Review of Basal [12k1014]

Haunted Ink (US)

I knew nothing about Sogar when I first started listening to this disk, so I checked out 12k’s excellent web site. This is what I found: “Born in Nürenberg, living in Paris, Sogar’s Jürgen Heckel manipulates accidental sound into gentle and brittle melodic textures with arrangements using guitars as well as mixing desks, amplifiers and cables as instruments.” It’s important to note that guitars, amps, and cables are all referred to here as “instruments.” This is absolutely the correct term, for what is an instrument but a device that generates sound? Notice that I don’t use the word “music,” but sound. Sound is a natural phenomenon, and can take any shape; music is a human construct, and it can take only certain set, prearranged shapes. As the blurb goes on to say, Basal was created out of “nonmusical” sounds (static, glitches, rustling electrical surges) culled from these instruments; the sounds were then sequenced and manipulated digitally by computer software. It is, consequently, impossible to tell the origin of any particular sound – to tell which sound comes from a guitar, which from a mixing desk, which from an amplifier, or which from cables. When the sounds are all processed together on the computer, they blend, fuse with one another, and become something quite different – something, in fact, that is far more “musical” than anything created out of aberrant sparks has the right to be.

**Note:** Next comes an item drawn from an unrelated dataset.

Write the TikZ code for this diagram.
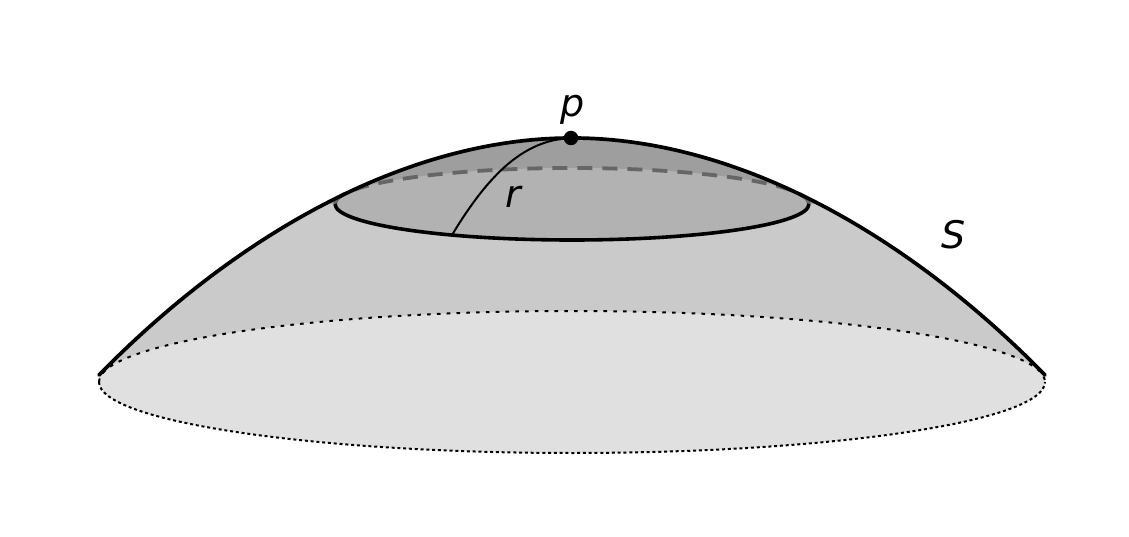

I focus here on the process of creating this disk not because I have any particular “secret knowledge” into the creation of Basal but because music like this foregrounds process – pushes the act of creating music out into the open by focusing attention on the noises that most music tries to hide, thereby exposing music itself as a created thing. However, what’s interesting about this work (as opposed to some other works in the “glitch” micro-genre) is the unusual way this music actually transcends its base origins. What I hear on this disk is the work of an artist who is trying, like a Zen gardener, to prune and order a chaotic sea of sound into something beautiful and interesting. The third track, “Ker75,” for example, starts out with a series of undulating, prodding hisses that swivel around and mutate but never lose their hiss; above and around these hisses, snatches of static and digital noise pierce through the haze. Then one of the hisses turns into a simple, elegant melody, rising up and around the noise. Then some of the digital noises glisten down into a steady, soft pattern. It’s as if the song begins as chaos. Then slowly, one piece at a time, the chaotic elements are culled, cropped, or otherwise “tamed.” Of course, “tamed” here is a relative term, for the sounds never escape the category of “glitch” or even “noise.” It’s just that, amidst the chaos of these sounds, a musical idea somehow takes shape and is given definition, at least for a little while.

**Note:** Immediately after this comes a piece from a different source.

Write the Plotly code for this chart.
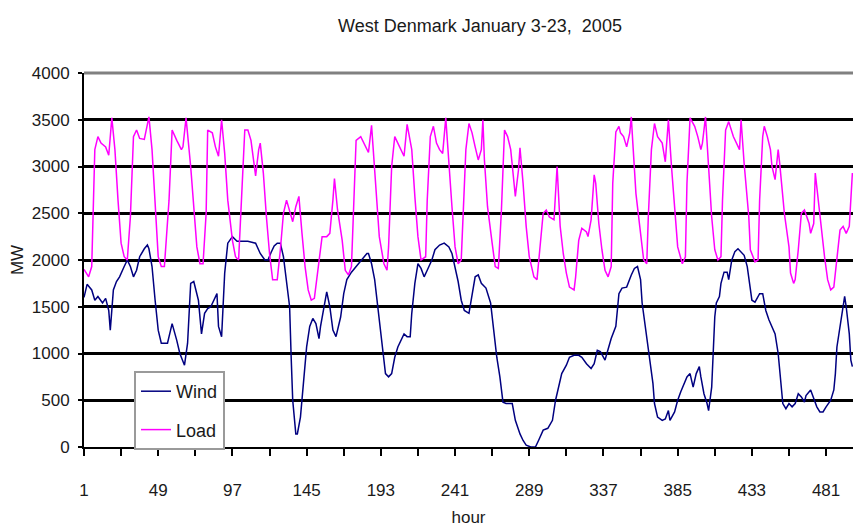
import plotly.graph_objects as go

# ---- data ----
wind_hour = [1, 3, 6, 8, 10, 13, 15, 17, 18, 20, 22, 24, 27, 29, 31, 33, 35, 37, 40, 42, 43, 45, 47, 49, 51, 55, 57, 58, 61,
             63, 66, 68, 70, 72, 75, 77, 79, 81, 83, 85, 87, 88, 90, 92, 94, 97, 100, 103, 107, 112, 115, 118, 120, 122,
             124, 126, 128, 130, 132, 134, 135, 136, 138, 139, 141, 143, 145, 147, 149, 151, 153, 154, 156, 158, 160, 162,
             164, 167, 169, 171, 174, 177, 181, 184, 185, 187, 189, 191, 193, 195, 196, 198, 200, 202, 204, 208, 210, 212,
             213, 215, 217, 219, 221, 223, 226, 228, 231, 234, 237, 239, 241, 243, 245, 247, 250, 252, 254, 256, 258, 261,
             264, 266, 268, 270, 272, 274, 278, 280, 283, 285, 287, 290, 293, 295, 298, 301, 304, 306, 308, 310, 313, 315,
             318, 321, 323, 326, 329, 331, 333, 335, 338, 340, 342, 345, 347, 349, 352, 355, 357, 359, 361, 362, 364, 366,
             368, 369, 370, 372, 375, 377, 379, 380, 383, 385, 387, 389, 391, 393, 395, 397, 399, 400, 402, 404, 405, 407,
             408, 409, 410, 412, 413, 415, 417, 418, 420, 422, 424, 426, 428, 430, 432, 433, 435, 438, 440, 442, 444, 446,
             448, 450, 452, 453, 455, 457, 459, 461, 463, 465, 467, 468, 471, 473, 475, 477, 479, 481, 484, 486, 487, 488,
             490, 492, 493, 494, 496, 497, 498]
wind_mw = [1600, 1740, 1680, 1570, 1610, 1540, 1590, 1460, 1250, 1680, 1770, 1820, 1930, 2000, 1930, 1820, 1890, 2035, 2120,
           2160, 2120, 1930, 1570, 1250, 1110, 1110, 1250, 1320, 1140,
           1000, 875, 1110, 1750, 1770, 1570, 1210, 1430, 1480, 1500, 1570, 1640, 1290, 1180, 1860, 2180, 2250, 2200, 2200,
           2200, 2180, 2070, 2000, 2000, 2080,
           2150, 2180, 2180, 2035, 1790, 1500, 960, 500, 140, 140, 320, 680, 1070, 1290, 1375, 1320, 1160, 1290, 1500, 1660,
           1500, 1250,
           1180, 1390, 1640, 1790, 1870, 1930, 2000, 2070, 2070, 1960, 1790, 1500, 1210, 960, 785, 750, 785, 960, 1070, 1210,
           1180, 1180,
           1430, 1750, 1960, 1910, 1820, 1890, 2000, 2110, 2160, 2180, 2140, 2070, 1930, 1770, 1570, 1460, 1430, 1610, 1820,
           1840, 1750, 1700,
           1540, 1250, 960, 750, 480, 465, 465, 285, 140, 70, 20, 0, 0, 70, 180, 200, 285, 500, 640, 785, 875, 960,
           980, 980, 960, 890, 840, 890, 1035, 1020, 930, 1035, 1160, 1290, 1640, 1700, 1710, 1840, 1910, 1930, 1790, 1540,
           1290, 1070,
           785, 680, 465, 320, 285, 300, 390, 285, 375, 500, 590, 680, 750, 785, 640, 785, 860, 750, 570, 465, 390, 640,
           1000, 1390, 1540, 1610, 1750, 1870, 1870, 1790, 2000, 2090, 2120, 2090, 2050, 1930, 1680, 1570, 1550, 1640, 1640,
           1460, 1360, 1290,
           1210, 1000, 640, 465, 410, 465, 430, 465, 570, 535, 480, 550, 610, 520, 430, 375, 375, 430, 500, 610, 785, 1070,
           1290, 1460, 1610, 1500, 1210, 930, 860]

load_hour = [1, 4, 6, 8, 10, 12, 15, 17, 19, 21, 23, 25, 27, 29, 31, 33, 35, 37, 40, 42, 43, 45, 47, 49, 51, 53, 56, 58, 61,
             62, 64, 65, 67, 70, 72, 74, 76, 78, 80, 81, 84, 86, 88, 90, 92, 94, 97, 99, 101, 103, 105, 107, 109, 112, 114,
             115, 117, 119, 121, 123, 126, 128, 130, 132, 134, 136, 138, 140, 142, 144, 146, 148, 150, 153, 155, 158, 160,
             162, 163, 165, 168, 170, 172, 174, 176, 177, 180, 182, 184, 185, 187, 190, 192, 195, 197, 198, 200, 202, 204,
             206, 208, 210, 213, 215, 217, 219, 222, 223, 225, 227, 229, 231, 233, 235, 237, 239, 241, 243, 245, 246, 248,
             250, 252, 254, 256, 258, 259, 260, 262, 265, 267, 269, 271, 273, 275, 277, 279, 280, 282, 283, 285, 287, 289,
             292, 294, 296, 298, 300, 302, 305, 307, 309, 311, 313, 315, 318, 319, 321, 323, 326, 327, 329, 331, 332, 334,
             336, 338, 340, 342, 343, 345, 347, 348, 350, 352, 354, 355, 356, 358, 361, 363, 365, 366, 368, 370, 372, 375,
             377, 379, 381, 383, 385, 388, 390, 391, 393, 396, 398, 400, 401, 403, 405, 407, 409, 411, 413, 414, 416, 418,
             421, 423, 425, 426, 428, 431, 432, 435, 437, 438, 440, 441, 443, 445, 446, 448, 450, 451, 453, 454, 457, 458,
             460, 461, 463, 465, 467, 470, 471, 473, 474, 476, 478, 480, 482, 484, 486, 488, 490, 492, 494, 496, 497, 498]
load_mw = [1900, 1820, 1930, 3180, 3320, 3250, 3210, 3120, 3520, 3180, 2640, 2180, 2035, 2000, 2460, 3320, 3390, 3300, 3290,
           3430, 3530, 3180, 2535, 2035, 1930, 1930, 2640, 3390, 3280,
           3250, 3180, 3210, 3520, 3000, 2535, 2140, 1960, 1960, 2500, 3390, 3360, 3210, 3110, 3500, 3140, 2640, 2210, 2035,
           2000, 2640, 3390, 3390, 3280, 2900, 3180,
           3250, 2930, 2460, 2070, 1790, 1790, 2110, 2500, 2640, 2535, 2410, 2570, 2680, 2285, 1930, 1680, 1570, 1590, 2000,
           2250, 2250, 2285,
           2640, 2870, 2535, 2210, 1890, 1840, 1930, 2820, 3280, 3320, 3250, 3180, 3150, 3440, 2710, 2250, 1960, 1890, 2140,
           3000, 3320, 3250,
           3180, 3110, 3450, 3180, 2680, 2250, 2000, 2035, 2640, 3320, 3430, 3250, 3180, 3140, 3520, 3000, 2570, 2140, 1960,
           2000, 2460, 3180,
           3460, 3360, 3210, 3070, 3180, 3500, 3070, 2570, 2180, 1930, 1910, 2535, 3390, 3320, 3180, 2890, 2680, 2960, 3200,
           2820, 2360, 2035,
           1820, 1790, 2110, 2500, 2535, 2460, 2430, 3000, 2360, 2070, 1860, 1710, 1680, 1820, 2210, 2340, 2300, 2250, 2430,
           2910, 2820, 2390,
           2110, 1890, 1820, 1930, 2820, 3370, 3430, 3360, 3320, 3210, 3360, 3530, 3250, 2710, 2285, 2000, 1960, 2460, 3180,
           3460, 3320, 3250,
           3050, 3500, 3000, 2535, 2140, 1960, 2035, 2820, 3520, 3430, 3320, 3180, 3250, 3530, 3000, 2460, 2110, 2000, 2035,
           2640, 3390, 3480,
           3320, 3250, 3180, 3500, 3030, 2460, 2110, 1980, 2000, 2640, 3320, 3430, 3320, 3180, 3000, 2860, 3180, 3030, 2710,
           2500, 2140, 1860,
           1750, 1790, 2110, 2500, 2535, 2390, 2285, 2390, 2930, 2610, 2285, 2035, 1790, 1680, 1710, 2035, 2320, 2360, 2285,
           2360, 2640, 2930]

series_names = ["Wind", "Load"]
series_colors = ["#000080", "#FF00FF"]
x_label_step = 48
x_minor_step = 24
y_tick_step = 500
y_max = 4000

sans = "Liberation Sans, Arial, sans-serif"
txt = "#1a1a1a"

fig = go.Figure()
fig.add_trace(go.Scatter(x=wind_hour, y=wind_mw, mode="lines", name=series_names[0], legendgroup="g1",
                         line=dict(color=series_colors[0], width=1.5)))
fig.add_trace(go.Scatter(x=load_hour, y=load_mw, mode="lines", name=series_names[1], legendgroup="g2",
                         line=dict(color=series_colors[1], width=1.5)))

fig.update_layout(
    width=853, height=529,
    margin=dict(l=84, r=0, t=73, b=82),
    paper_bgcolor="white", plot_bgcolor="white",
    title=dict(text="West Denmark January 3-23,\u00a0 2005", x=480 / 853, xanchor="center",
               y=1 - 26 / 529, yanchor="middle", font=dict(family=sans, size=18, color=txt)),
    legend=dict(x=(134 - 84) / 769, y=(447 - 371) / 374, xanchor="left", yanchor="top",
                bgcolor="white", bordercolor="#9a9a9a", borderwidth=2, itemwidth=30,
                font=dict(family=sans, size=18, color=txt), tracegroupgap=12),
    font=dict(family=sans, color=txt),
)

fig.update_xaxes(
    range=[1, 498.4], tickmode="linear", tick0=1, dtick=x_label_step, automargin=False,
    ticks="outside", ticklen=7, tickwidth=2, tickcolor="black",
    minor=dict(tick0=1, dtick=x_minor_step, ticks="outside", ticklen=7, tickwidth=2, tickcolor="black", showgrid=False),
    showline=True, linecolor="black", linewidth=2, showgrid=False, zeroline=False,
    tickfont=dict(family=sans, size=17, color=txt), ticklabelstandoff=20,
    title=dict(text="hour", font=dict(family=sans, size=17, color=txt), standoff=12),
)
fig.update_yaxes(
    range=[0, y_max], tickmode="linear", tick0=0, dtick=y_tick_step, automargin=False,
    ticks="outside", ticklen=4, tickwidth=2, tickcolor="black",
    showline=True, linecolor="black", linewidth=2,
    showgrid=True, gridcolor="black", gridwidth=3, zeroline=False,
    tickfont=dict(family=sans, size=17, color=txt), ticklabelstandoff=5,
    title=dict(text="MW", font=dict(family=sans, size=17, color=txt), standoff=4),
)
# top border of the plot area (grey line at the 4000 level)
fig.add_shape(type="line", xref="paper", yref="paper", x0=0, x1=1, y0=1, y1=1,
              line=dict(color="#808080", width=3), layer="above")

fig.write_html("out.html", config={"displayModeBar": False},
               post_script="document.body.style.margin='0';document.body.style.overflow='hidden';")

Errol Morris, the director of such documentaries as The Thin Blue Line and Mr. Death, made an interesting film a few years back called Fast, Cheap, and Out-of-Control. The film told the stories of four people: a lion tamer, a topiary gardener, a biologist who studied the naked mole rat, and a robot designer. These individuals seemed to have nothing in common, but Morris’ documentary reveals that each of these people were trying to control, to order, or to otherwise understand the vast chaos that is life. I hear the same thing going on in the tentative, unusual compositions on Sogar’s Basal. I see in this work the musical landscape carved out by others in the “glitch” or micromusical genre, but I also see the deep well of noise that exists beyond human defined musical categories. As I said earlier, “glitch” music foregrounds process; this work, however, foregrounds not simply the process of creating music but the process humans go through in determining what is and what isn’t music. It’s an interesting work, to say the least. Not everyone will enjoy the droning, static aberrations (the raw data) that flow throughout these nine tracks, but the melodies (when they materialize) are worth hearing, and the work as a whole is worth investigating if you are, like me, interested not only in listening to music, but in considering the concepts which shape and define how we perceive and understand all sounds, not just music.